On the canvas, from another angle, it’s just a hue; from another angle, it’s more than a hue, and not that one you thought you saw. From another distance, it’s just a shape; from another distance, it’s more than a shape, the old one giving form to another, formless. After looking at it for then seconds, it’s a combination of dots; after looking at it for ten minutes, the combined dots grow and grow.
Simultaneously it occurs to you, at the best, it’s but a canvas of a time- space, a living cosmo. And out of it’ s living vitality, other living cosmos are excited into being.
VII. Viewpoint three.
The Diamond Sutra, chapter eighteen, contemplating the oneness of everything: “neither the past, the present nor the future mind can be found.” What is called mind is not the true mind. In another word, our sense of time and space is linear: distance of near and far, sequence of before and after. In truth, the real essence of time and space is that this point of time is every time and this point of space is every space. “Now” and “every” are both present and absent, the non-duality of reality.
VIII. Let us get to the point before Viewpoint three. And we understand, the art of Cai Xiaohua is of non-duality: the non-duality of mind and matter, of time and space.
While talked about “Breathing,” Cai Xiaohua said: “Painting nowadays has blended in my life, become part of my life, been a state of my breathing. This state of breathing expands and continues along with my work “Breathing,” telling a state of being of mine.”
Creation and work are one of the same. The non-duality of life and art.
In this space-time, now is forever, here is everywhere, echoing the basic relation between man and universe, as exemplified in the cultural tradition of the East, and differentiating from the conflict and struggle between man and nature, as exemplified in consumerism since western industrial revolution and protestant ideology.
Thus we see ephemera living and dying and living in silence. Timelessness doesn’t come from the tension and conflict between the static picture and the dynamic world, but an evolving living space- time. Thus we see boundless flow in the western picture frame of “Breathing,” infinitely continuous and with a boundary. Or not, it’s beyond contemplation.

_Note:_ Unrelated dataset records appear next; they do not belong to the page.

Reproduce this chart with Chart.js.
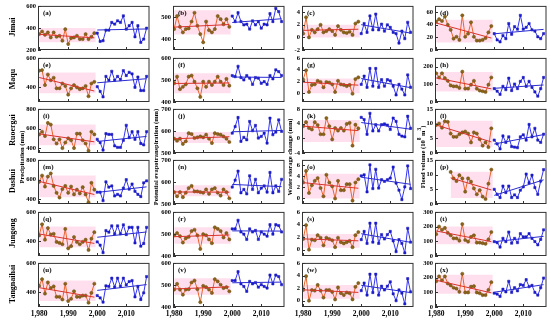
<!DOCTYPE html>
<html>
<head>
<meta charset="utf-8">
<script src="https://cdn.jsdelivr.net/npm/chart.js@4.4.1/dist/chart.umd.min.js"></script>
<style>
body { margin: 0; background: #fff; width: 550px; height: 322px; position: relative; overflow: hidden; font-family: 'Liberation Serif', 'Times New Roman', serif; }
.panel { position: absolute; }
.vlab { position: absolute; transform: translate(-50%, -50%) rotate(-90deg); white-space: nowrap; font-weight: bold; color: #000; }
</style>
</head>
<body>
<script>
// years of the two periods
const years1 = [1980, 1981, 1982, 1983, 1984, 1985, 1986, 1987, 1988, 1989, 1990, 1991, 1992, 1993, 1994, 1995, 1996, 1997, 1998, 1999];
const years2 = [2000, 2001, 2002, 2003, 2004, 2005, 2006, 2007, 2008, 2009, 2010, 2011, 2012, 2013, 2014, 2015, 2016, 2017];
const xTicks = [1980, 1990, 2000, 2010];

const stations = ['Jimai', 'Maqu', 'Ruoergai', 'Dashui', 'Jungong', 'Tangnaihai'];
const variables = ['Precipitation (mm)', 'Potential evapotranspiration (mm)', 'Water storage change (mm)', 'Flood volume (10<sup>8</sup> m<sup>3</sup>)'];
const letters = ['a','b','c','d','e','f','g','h','i','j','k','l','m','n','o','p','q','r','s','t','u','v','w','x'];

// Jimai
const a_early = [344,368,338,359,314,359,320,329,284,389,254,308,314,329,299,299,344,299,320,353];
const a_late  = [353,278,284,380,380,450,435,465,450,510,389,420,450,320,420,269,299,398];
const b_early = [445,504,455,430,445,448,479,519,460,422,385,479,440,430,445,504,490,467,490,455];
const b_late  = [504,479,519,479,464,467,445,482,464,479,449,467,464,515,479,539,524,479];
const c_early = [0.6,3.2,0,1.2,0.8,1.3,2.0,0.8,1.0,1.3,1.0,0.4,1.8,1.2,0.8,0.7,0.9,0.4,2.2,2.5];
const c_late  = [0.6,2.2,0.8,3.4,1.2,3.7,1.2,2.1,1.0,2.0,1.6,0.8,0.6,-0.9,1.0,-0.2,2.4,0.8];
const d_early = [45,49,46,53,40,32,18,21,16,55,21,26,44,21,15,15,16,19,28,38];
const d_late  = [26,16,13,23,18,42,25,37,33,55,33,36,42,32,30,21,18,26];
// Maqu
const e_early = [513,517,415,487,448,465,393,393,426,409,350,393,415,400,387,393,409,339,426,437];
const e_late  = [404,372,335,474,448,509,448,474,452,513,480,502,491,400,470,378,378,474];
const f_early = [485,515,458,469,480,515,520,492,462,423,492,469,492,477,492,515,492,477,505,474];
const f_late  = [520,515,562,511,500,520,508,480,511,508,485,492,480,520,505,546,538,520];
const g_early = [2.3,3.9,0.2,1.4,1.5,2.1,1.9,1.0,1.9,1.8,1.5,0.2,2.1,1.5,1.4,1.2,1.4,-0.1,2.4,2.7];
const g_late  = [1.5,2.9,1.0,4.2,1.2,4.2,1.0,2.3,1.2,2.3,2.1,1.2,-0.3,1.5,0.7,-0.3,3.1,1.0];
const h_early = [163,139,163,135,120,94,89,89,80,172,76,76,98,120,76,65,61,57,98,139];
const h_late  = [76,61,43,89,70,135,65,102,76,117,139,89,117,83,57,33,76,139];
// Ruoergai
const i_early = [540,567,523,657,640,490,447,490,400,457,500,480,400,547,547,480,447,373,567,540];
const i_late  = [490,457,380,547,540,540,423,407,407,480,633,507,567,490,567,447,433,567];
const j_early = [565,556,565,541,553,590,586,568,571,575,571,583,565,545,590,586,583,575,565,550];
const j_late  = [590,620,661,553,571,560,643,601,625,568,575,590,545,658,583,595,650,598];
const k_early = [3.3,4.4,2.8,2.4,4.4,3.6,1.1,1.1,5.5,3.3,-0.3,2.8,2.1,2.8,2.1,3.9,4.2,-2.0,3.7,2.7];
const k_late  = [5.7,5.1,1.1,6.8,2.0,3.7,2.0,3.7,3.9,3.6,2.4,5.5,4.6,1.1,0.6,0.4,6.0,2.7];
const l_early = [9.5,10,8.6,10.8,10.6,6.6,5.5,5.5,6.4,7.0,7.3,6.6,3.6,7.0,6.6,4.7,2.5,3.6,2.0,8.4];
const l_late  = [4.4,3.1,1.4,5.8,3.6,5.5,2.2,2.0,1.8,5.5,6.2,4.4,9.7,5.5,8.4,4.4,3.6,6.4];
// Dashui
const m_early = [576,640,528,630,662,534,464,416,502,534,464,528,448,496,458,522,448,368,566,496];
const m_late  = [470,470,384,576,522,534,432,448,432,512,598,502,554,480,448,426,566,586];
const n_early = [554,535,554,531,551,572,582,557,557,554,551,566,546,566,572,551,538,566,554,526];
const n_late  = [577,608,649,551,566,546,628,566,612,551,572,582,554,643,551,582,557,612];
const o_early = [2.9,5.0,1.0,2.4,3.2,3.7,1.9,0.4,4.3,2.9,2.2,0.0,3.2,1.5,1.5,2.6,2.6,-0.4,2.9,3.5];
const o_late  = [4.1,4.3,1.2,6.1,1.8,5.3,1.9,3.4,3.1,3.4,3.7,5.7,2.8,1.5,-0.2,2.1,5.9,1.8];
const p_early = [null,null,null,null,null,10.9,8.7,7.8,9.8,8.7,4.2,8.7,7.6,5.3,3.3,4.7,2.5,1.7,6.9,11.7];
const p_late  = [5.0,3.3,2.2,6.1,3.9,6.1,2.2,3.1,2.2,4.7,5.8,10.2,7.2,9.8,5.6,3.3,7.8,11.7];
// Jungong
const q_early = [440,516,411,490,446,451,396,389,380,484,352,367,429,396,380,396,411,341,418,462];
const q_late  = [396,374,323,473,462,505,451,505,451,512,446,495,495,389,495,367,385,495];
const r_early = [494,504,490,461,480,487,513,519,494,432,499,494,475,458,530,523,513,484,504,475];
const r_late  = [523,523,562,509,499,475,523,509,516,475,509,499,490,542,499,542,538,509];
const s_early = [1.7,3.9,0.0,1.6,1.5,2.3,1.9,0.7,1.9,1.7,1.5,0.4,1.9,1.2,1.0,1.2,1.4,0.4,2.3,2.8];
const s_late  = [1.6,2.9,1.0,4.2,1.2,4.2,1.0,2.4,1.7,2.4,2.9,1.4,-0.3,1.6,1.0,-0.5,3.4,1.2];
const t_early = [148,200,178,191,157,141,120,120,104,217,109,98,130,141,91,91,87,83,113,163];
const t_late  = [98,91,61,120,98,163,87,120,91,152,130,130,152,120,98,76,113,178];
// Tangnaihai
const u_early = [444,489,391,467,429,440,369,369,351,458,340,356,407,369,369,378,378,329,396,458];
const u_late  = [378,362,333,444,440,496,436,496,440,496,451,473,480,369,440,351,396,507];
const v_early = [479,505,479,456,479,481,511,520,481,422,496,490,479,464,526,516,501,486,490,471];
const v_late  = [520,520,560,505,493,471,516,505,511,490,501,493,486,545,505,545,538,501];
const w_early = [1.7,3.9,0.0,1.7,1.6,2.5,1.6,0.5,1.7,1.7,1.4,0.2,2.1,1.2,0.9,1.3,1.2,0.2,2.2,2.8];
const w_late  = [1.6,2.8,0.9,4.2,1.3,4.2,0.9,2.3,1.7,2.3,3.0,1.1,0.0,1.7,1.2,-0.5,3.5,1.4];
const x_early = [175,208,182,208,160,147,131,125,103,226,99,99,138,142,99,94,81,81,116,169];
const x_late  = [94,88,72,121,103,175,99,131,110,153,147,186,138,147,99,81,131,197];

const earlySeries = [a_early,b_early,c_early,d_early,e_early,f_early,g_early,h_early,i_early,j_early,k_early,l_early,
                     m_early,n_early,o_early,p_early,q_early,r_early,s_early,t_early,u_early,v_early,w_early,x_early];
const lateSeries  = [a_late,b_late,c_late,d_late,e_late,f_late,g_late,h_late,i_late,j_late,k_late,l_late,
                     m_late,n_late,o_late,p_late,q_late,r_late,s_late,t_late,u_late,v_late,w_late,x_late];

// y axis ranges and tick labels per panel
const yMin = [200,350,-2,0, 300,400,-1.5,0, 350,500,-4,0, 350,500,-1,0, 300,400,-1,0, 300,400,-1,0];
const yMax = [600,550,5,70, 600,600,6,250, 800,700,8,15, 800,700,7,15, 600,600,6,300, 600,600,6,300];
const yTicks = [
  [200,400,600],[400,500],[-2,0,2,4],[0,20,40,60],
  [400,600],[400,500,600],[0,2,4,6],[0,100,200],
  [400,600,800],[500,600,700],[-4,0,4,8],[0,5,10,15],
  [400,600,800],[500,600,700],[0,2,4,6],[0,5,10,15],
  [400,600],[400,500,600],[0,2,4,6],[0,100,200,300],
  [400,600],[400,500,600],[0,2,4,6],[0,100,200,300]
];

// pink shaded range of the first period
const bandFrom = [1980,1980,1980,1980, 1980,1980,1980,1980, 1980,1980,1980,1980, 1980,1980,1980,1985, 1980,1980,1980,1980, 1980,1980,1980,1980];
const bandLow  = [270,420,0,12, 360,440,0,60, 430,545,-1,2, 420,535,0,2, 360,455,0.3,80, 340,455,0.3,90];
const bandHigh = [400,530,2,48, 500,530,2.5,170, 640,595,5,11, 640,585,4.5,11, 500,530,2.5,200, 480,530,2.5,220];

const colLeft = [38, 173, 302, 434.5];
const rowTop = [4, 56, 107, 158, 210, 261];
const PW = 112, PH = 46, YW = 26;

function trend(xs, ys) {
  const pts = xs.map((x, i) => [x, ys[i]]).filter(p => p[1] != null);
  const n = pts.length;
  const mx = pts.reduce((s, p) => s + p[0], 0) / n;
  const my = pts.reduce((s, p) => s + p[1], 0) / n;
  let sxy = 0, sxx = 0;
  pts.forEach(p => { sxy += (p[0] - mx) * (p[1] - my); sxx += (p[0] - mx) * (p[0] - mx); });
  const k = sxy / sxx;
  const x0 = pts[0][0], x1 = pts[n - 1][0];
  return [{ x: x0, y: my + k * (x0 - mx) }, { x: x1, y: my + k * (x1 - mx) }];
}

const boxPlugin = {
  id: 'box',
  afterDatasetsDraw(chart, args, opts) {
    const { ctx, chartArea: a, scales } = chart;
    ctx.save();
    ctx.strokeStyle = '#333';
    ctx.lineWidth = 1;
    ctx.strokeRect(a.left + 0.5, a.top + 0.5, a.width - 1, a.height - 1);
    ctx.beginPath();
    scales.x.ticks.forEach(t => {
      const px = Math.round(scales.x.getPixelForValue(t.value)) + 0.5;
      ctx.moveTo(px, a.bottom); ctx.lineTo(px, a.bottom - 3);
    });
    scales.y.ticks.forEach(t => {
      const py = Math.round(scales.y.getPixelForValue(t.value)) + 0.5;
      ctx.moveTo(a.left, py); ctx.lineTo(a.left + 3, py);
    });
    ctx.stroke();
    ctx.fillStyle = '#000';
    ctx.font = 'bold 7px "Liberation Serif"';
    ctx.textBaseline = 'top';
    ctx.fillText('(' + opts.label + ')', a.left + 5, a.top + 4);
    ctx.restore();
  }
};

function makePanel(i) {
  const r = Math.floor(i / 4), c = i % 4;
  const bottom = r === 5;
  const xh = bottom ? 14 : 2;
  const w = YW + PW + 4, h = 4 + PH + xh + 4;
  const div = document.createElement('div');
  div.className = 'panel';
  div.style.left = (colLeft[c] - YW) + 'px';
  div.style.top = (rowTop[r] - 4) + 'px';
  const cv = document.createElement('canvas');
  cv.width = w; cv.height = h;
  cv.style.width = w + 'px'; cv.style.height = h + 'px';
  div.appendChild(cv);
  document.body.appendChild(div);

  const early = earlySeries[i], late = lateSeries[i];
  new Chart(cv, {
    type: 'line',
    data: {
      datasets: [
        {
          data: [{ x: bandFrom[i], y: bandHigh[i] }, { x: 1999.5, y: bandHigh[i] }],
          fill: { value: bandLow[i] },
          backgroundColor: 'rgba(255,185,215,0.45)',
          borderWidth: 0, pointRadius: 0, order: 5
        },
        {
          data: years1.map((x, k) => ({ x, y: early[k] })),
          borderColor: '#e8642c', borderWidth: 1,
          pointRadius: 1.6, pointStyle: 'circle',
          pointBackgroundColor: '#8a6418', pointBorderColor: '#6e4a10', pointBorderWidth: 0.5,
          spanGaps: false, order: 3
        },
        {
          data: trend(years1, early),
          borderColor: '#d8332a', borderWidth: 1, pointRadius: 0, order: 1
        },
        {
          data: years2.map((x, k) => ({ x, y: late[k] })),
          borderColor: '#3434f0', borderWidth: 1,
          pointRadius: 1.6, pointStyle: 'rect',
          pointBackgroundColor: '#1c1cd8', pointBorderColor: '#1414b0', pointBorderWidth: 0.5,
          order: 2
        },
        {
          data: trend(years2, late),
          borderColor: '#2a2ad0', borderWidth: 1, pointRadius: 0, order: 0
        }
      ]
    },
    options: {
      responsive: false,
      animation: false,
      events: [],
      layout: { padding: { left: 0, right: 4, top: 4, bottom: 4 } },
      plugins: {
        legend: { display: false },
        tooltip: { enabled: false },
        box: { label: letters[i] }
      },
      scales: {
        x: {
          type: 'linear', min: 1979.6, max: 2018,
          grid: { display: false, drawTicks: false },
          border: { display: false },
          afterBuildTicks: s => { s.ticks = xTicks.map(v => ({ value: v })); },
          afterFit: s => { s.height = xh; },
          ticks: {
            display: bottom, autoSkip: false, maxRotation: 0, padding: 3,
            color: '#000', font: { family: 'Liberation Serif', size: 7.5, weight: 'bold' }
          }
        },
        y: {
          min: yMin[i], max: yMax[i],
          grid: { display: false, drawTicks: false },
          border: { display: false },
          afterBuildTicks: s => { s.ticks = yTicks[i].map(v => ({ value: v })); },
          afterFit: s => { s.width = YW; },
          ticks: {
            padding: 2, color: '#000',
            font: { family: 'Liberation Serif', size: 6.5, weight: 'bold' }
          }
        }
      }
    },
    plugins: [boxPlugin]
  });
}

function addLabel(html, x, y, size) {
  const d = document.createElement('div');
  d.className = 'vlab';
  d.style.left = x + 'px';
  d.style.top = y + 'px';
  d.style.fontSize = size + 'px';
  d.innerHTML = html;
  document.body.appendChild(d);
}

for (let i = 0; i < 24; i++) makePanel(i);

stations.forEach((s, r) => addLabel(s, 12, rowTop[r] + PH / 2, 8));
const titleX = [21, 155, 289, 421];
variables.forEach((v, c) => addLabel(v, titleX[c], 157, 6.5));
</script>
</body>
</html>
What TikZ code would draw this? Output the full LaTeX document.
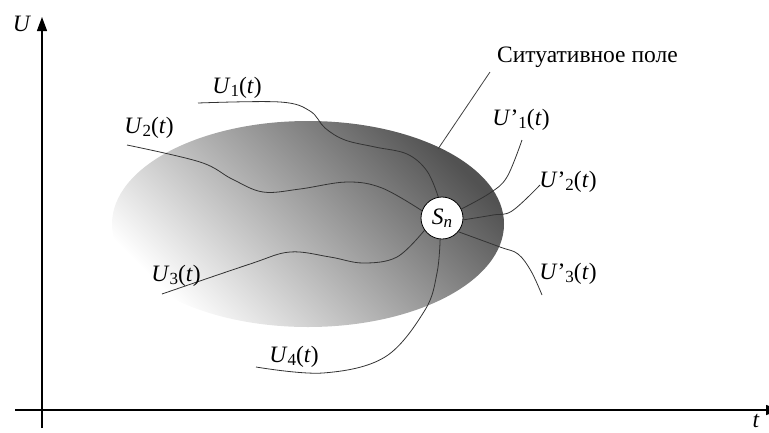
\documentclass[tikz,border=0pt]{standalone}
\usepackage{fontspec}
\setmainfont{Liberation Serif}
\usetikzlibrary{arrows.meta,positioning,shapes.geometric}
\newcommand{\lowidx}[1]{\raisebox{-0.25ex}{\fontsize{17}{18}\selectfont #1}}
\newcommand{\Ut}[1]{\textit{U}\lowidx{#1}(\textit{t})}
\newcommand{\Upt}[1]{\textit{U}’\lowidx{#1}(\textit{t})}
\tikzset{
  axis/.style={line width=1.3pt, -{Triangle[length=14pt,width=10pt]}},
  curve/.style={line width=0.8pt, draw=black!80},
  lbl/.style={font=\fontsize{23.5}{26}\selectfont, inner sep=0pt},
  state/.style={draw, circle, fill=white, line width=0.8pt, minimum size=42pt, inner sep=0pt, font=\fontsize{23.5}{26}\selectfont}
}
\begin{document}
\begin{tikzpicture}[x=1pt, y=-1pt]
\useasboundingbox (0,0) rectangle (769,432);

% field
\shade[top color=black!68, bottom color=white, shading angle=-45]
  (308,224) ellipse [x radius=196, y radius=103];

% axes
\coordinate (o1) at (42,428);
\coordinate (uend) at (42,17);
\coordinate (o2) at (15,410);
\coordinate (tend) at (780,410);
\draw[axis] (o1) -- (uend);
\draw[axis] (o2) -- (tend);
\node[lbl] (ulbl) at (22,24) {\textit{U}};
\node[lbl, anchor=base] (tlbl) at (756,427) {\textit{t}};

% state
\node[state] (sn) at (442,218) {\textit{S}\lowidx{\textit{n}}};

% incoming
\coordinate (u1) at (198,103);
\coordinate (u2) at (127,145);
\coordinate (u3) at (162,294);
\coordinate (u4) at (256,367);
\draw[curve] plot[smooth, tension=0.6] coordinates {(u1) (280,102) (310,111) (325,128) (345,140) (375,147) (407,154) (427,171) (sn.100)};
\draw[curve] plot[smooth, tension=0.6] coordinates {(u2) (200,162) (232,179) (263,192) (300,189) (347,182) (382,188) (sn.160)};
\draw[curve] plot[smooth, tension=0.6] coordinates {(u3) (250,264) (290,252) (330,257) (363,263) (397,257) (sn.215)};
\draw[curve] plot[smooth, tension=0.6] coordinates {(u4) (323,373) (385,357) (425,310) (437,273) (sn.265)};

% outgoing
\coordinate (v1) at (522,140);
\coordinate (v2) at (540,185);
\coordinate (v3) at (542,295);
\draw[curve] plot[smooth, tension=0.6] coordinates {(sn.25) (490,193) (507,177) (v1)};
\draw[curve] plot[smooth, tension=0.6] coordinates {(sn.-5) (493,215) (512,211) (v2)};
\draw[curve] plot[smooth, tension=0.6] coordinates {(sn.-40) (500,247) (518,254) (531,271) (v3)};

% labels
\node[lbl] (l1) at (237,88) {\Ut{1}};
\node[lbl] (l2) at (149,128) {\Ut{2}};
\node[lbl] (l3) at (176,276) {\Ut{3}};
\node[lbl] (l4) at (294,357) {\Ut{4}};
\node[lbl] (r1) at (521,120) {\Upt{1}};
\node[lbl] (r2) at (568,182) {\Upt{2}};
\node[lbl] (r3) at (568,274) {\Upt{3}};

% field label
\coordinate (fp) at (438,149);
\node[lbl, anchor=west] (field) at (497,57) {Ситуативное поле};
\draw[curve, draw=black!75] (fp) -- (490,72);
\end{tikzpicture}
\end{document}
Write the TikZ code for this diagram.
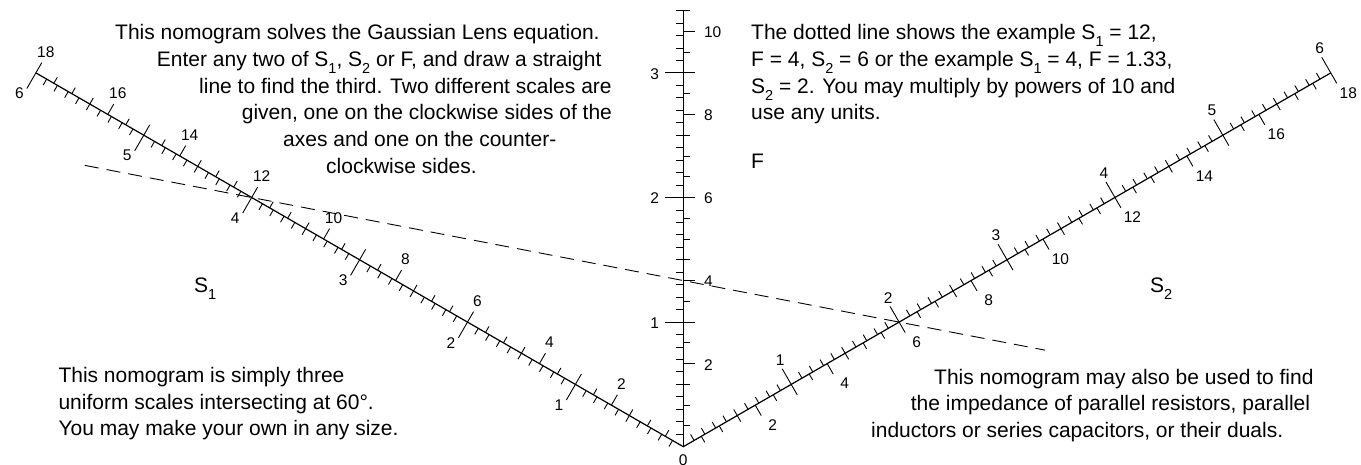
\documentclass[tikz,border=0pt]{standalone}
\usepackage{fontspec}
\setmainfont{Liberation Sans}
\usetikzlibrary{calc}
\newcommand{\lsub}[1]{\raisebox{-0.32em}{\fontsize{14.5}{14.5}\selectfont #1}}
\newcommand{\txtfont}{\fontsize{21}{26.7}\selectfont}
\newcommand{\lblfont}{\fontsize{15.5}{18}\selectfont}
\newcommand{\unitlen}{124.6}
% #1 prefix, #2 direction, #3 small ticks, #4 big ticks,
% #5 small label offset, #6 small label anchor, #7 big label offset, #8 big label anchor
\newcommand{\nomoscale}[8]{%
  \foreach \i in {1,...,#3}{%
    \pgfmathsetmacro{\rr}{\i*\unitlen/10}%
    \pgfmathtruncatemacro{\mm}{mod(\i,10)}%
    \ifnum\mm=0 \def\len{18}\else\def\len{7}\fi
    \coordinate (#1a\i) at ($(O)+(#2:\rr)$);
    \draw[tickline] (#1a\i) -- ++(#2+90:\len);
    \ifnum\mm=0
      \pgfmathtruncatemacro{\vv}{\i/10}%
      \node[lbl,anchor=#6] (#1la\i) at ($(#1a\i)+(#5)$) {\vv};
    \fi
  }%
  \foreach \j in {1,...,#4}{%
    \pgfmathsetmacro{\rr}{\j*\unitlen/6}%
    \pgfmathtruncatemacro{\ma}{mod(\j,4)}%
    \pgfmathtruncatemacro{\mb}{mod(\j,6)}%
    \def\len{7}%
    \ifnum\ma=0 \def\len{12}\fi
    \ifnum\mb=0 \def\len{12}\fi
    \coordinate (#1b\j) at ($(O)+(#2:\rr)$);
    \draw[tickline] (#1b\j) -- ++(#2-90:\len);
    \ifnum\ma=0
      \pgfmathtruncatemacro{\vv}{\j/2}%
      \node[lbl,anchor=#8] (#1lb\j) at ($(#1b\j)+(#7)$) {\vv};
    \fi
  }%
}
\begin{document}
\begin{tikzpicture}[x=1pt,y=1pt,
  axisline/.style={line width=1.2pt,line cap=butt},
  tickline/.style={line width=0.9pt},
  lbl/.style={inner sep=0pt,font=\lblfont},
  txt/.style={inner sep=0pt,anchor=base west,font=\txtfont},
  dashline/.style={line width=0.9pt,dash pattern=on 14pt off 8pt}]
\useasboundingbox (0,0) rectangle (1361,465);
\coordinate (O) at (683.3,18.3);
\coordinate (S1end) at ($(O)+(150:6*\unitlen)$);
\coordinate (S2end) at ($(O)+(30:6*\unitlen)$);
\coordinate (Fend) at ($(O)+(90:3.5*\unitlen)$);
% axes
\draw[axisline] (S1end) -- (O) -- (S2end);
\draw[axisline] (O) -- (Fend);
% scales
\nomoscale{a}{150}{60}{36}{-16.5,-20.5}{center}{10,21}{center}
\nomoscale{f}{90}{35}{21}{-24,-1}{east}{20.5,-1}{west}
\nomoscale{c}{30}{60}{36}{-11,24.5}{center}{17.5,-20}{center}
\node[lbl] (zero) at ($(O)+(0,-13)$) {0};
% axis names
\node[txt] (S1name) at (194,172) {S\lsub{1}};
\node[txt] (S2name) at (1150,172) {S\lsub{2}};
\node[txt] (Fname) at (751,296) {F};
% example line
\coordinate (p12) at ($(O)+(150:4*\unitlen)$);
\coordinate (p6) at ($(O)+(30:2*\unitlen)$);
\coordinate (dA) at ($(p12)!-0.2575!(p6)$);
\coordinate (dB) at ($(p12)!1.2254!(p6)$);
\draw[dashline] (dA) -- (dB);
% top-left text
\node[txt] (tl1) at (115,425) {This nomogram solves the Gaussian Lens equation.};
\node[txt] (tl2) at (156.7,398.3) {Enter any two of S\lsub{1}, S\lsub{2} or F, and draw a straight};
\node[txt] (tl3) at (199,371.7) {line to find the third. Two different scales are};
\node[txt] (tl4) at (241.7,345) {given, one on the clockwise sides of the};
\node[txt] (tl5) at (283,318.3) {axes and one on the counter-};
\node[txt] (tl6) at (326,291.7) {clockwise sides.};
% top-right text
\node[txt] (tr1) at (751,425) {The dotted line shows the example S\lsub{1} = 12,};
\node[txt] (tr2) at (751,398.3) {F = 4, S\lsub{2} = 6 or the example S\lsub{1} = 4, F = 1.33,};
\node[txt] (tr3) at (751,371.7) {S\lsub{2} = 2. You may multiply by powers of 10 and};
\node[txt] (tr4) at (751,345) {use any units.};
% bottom-left text
\node[txt] (bl1) at (58.3,82.3) {This nomogram is simply three};
\node[txt] (bl2) at (58.3,55.7) {uniform scales intersecting at 60°.};
\node[txt] (bl3) at (58.3,29) {You may make your own in any size.};
% bottom-right text
\node[txt] (br1) at (934,80.7) {This nomogram may also be used to find};
\node[txt] (br2) at (910.7,54) {the impedance of parallel resistors, parallel};
\node[txt] (br3) at (871,27.3) {inductors or series capacitors, or their duals.};
\end{tikzpicture}
\end{document}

For we have never been excluded from the world. We are part of the world; we are all of the world. The visible could be absent, the presence could be invisible. Hence the existence of dark matter and its relation with the art of Cai Xiaohua. ‘Dark Matter,’ viewpoint four.
IX. Viewpoint five.
Hsieh Ho’s ‘Classifications of painters’: “First, Spirit Resonance which means vitality; second, Bone Method which is (a way of) using the brush; third, Correspondence to the Object which means the depicting of forms; fourth, Suitability to Type which has to do with the laying on of colours; fifth, Division and Planning, ie. Placing and Arrangement; sixth, Transmission by Copying, that is to say the copying of models.”
His first principle of “qi yun sheng dong” is the most important and open to interpretation. However, the language is elusive to modern ear. Most of the interpretations are too aesthetical.
Qi and yun are energies. The essence of art and its real value are at the production of the art, the process by which artists create work and the intensity and level of energy it achieves. Works of art are the crystallization and formation of artists’ creative energies, which enable the transmission and dissemination of bio information to another time, space and living being. A work of art is an object and beyond object, an example of non-duality, as matter of being particle and wave at the same time. Great works of art exhibit their own fields of energy, their own life force, their own cosmo, their own space-time. And they radiate. And we got excited in this field of energy. We synchronize.
Another feature of great fields of energy could be seen in “Breathing”: temperature approaching absolute zero. All the intense or light or heavy colors but you don’t feel the heat, instead the ever coolness (related to “aura” but not to be equated with coldness).
In the physical world, as temperature approaching absolute zero, entropy decreases. Matter reveals itself to be ever more astonishing. Particles react to other particles at great distance. Particles react as if they are one, one “superatom.”
It’s nearly impossible to reach absolute zero, which requires tremendous work. In the art of Cai Xiaohua, tremendous efforts and focus have been bestowed. As a consequence he pushes his whole being to absolute zero, sealed in a thin veil of canvas, creating a vibrant energy field of “qi” and “yun.” Few have achieved such level of energy in contemporary Chinese art.
X. Should you ask, how to discern a work of art possessing energy and of what level of energy? How are we to get excited by it? This is still a mystery; not even the language of science could decipher. Our writing shall stop right here and now.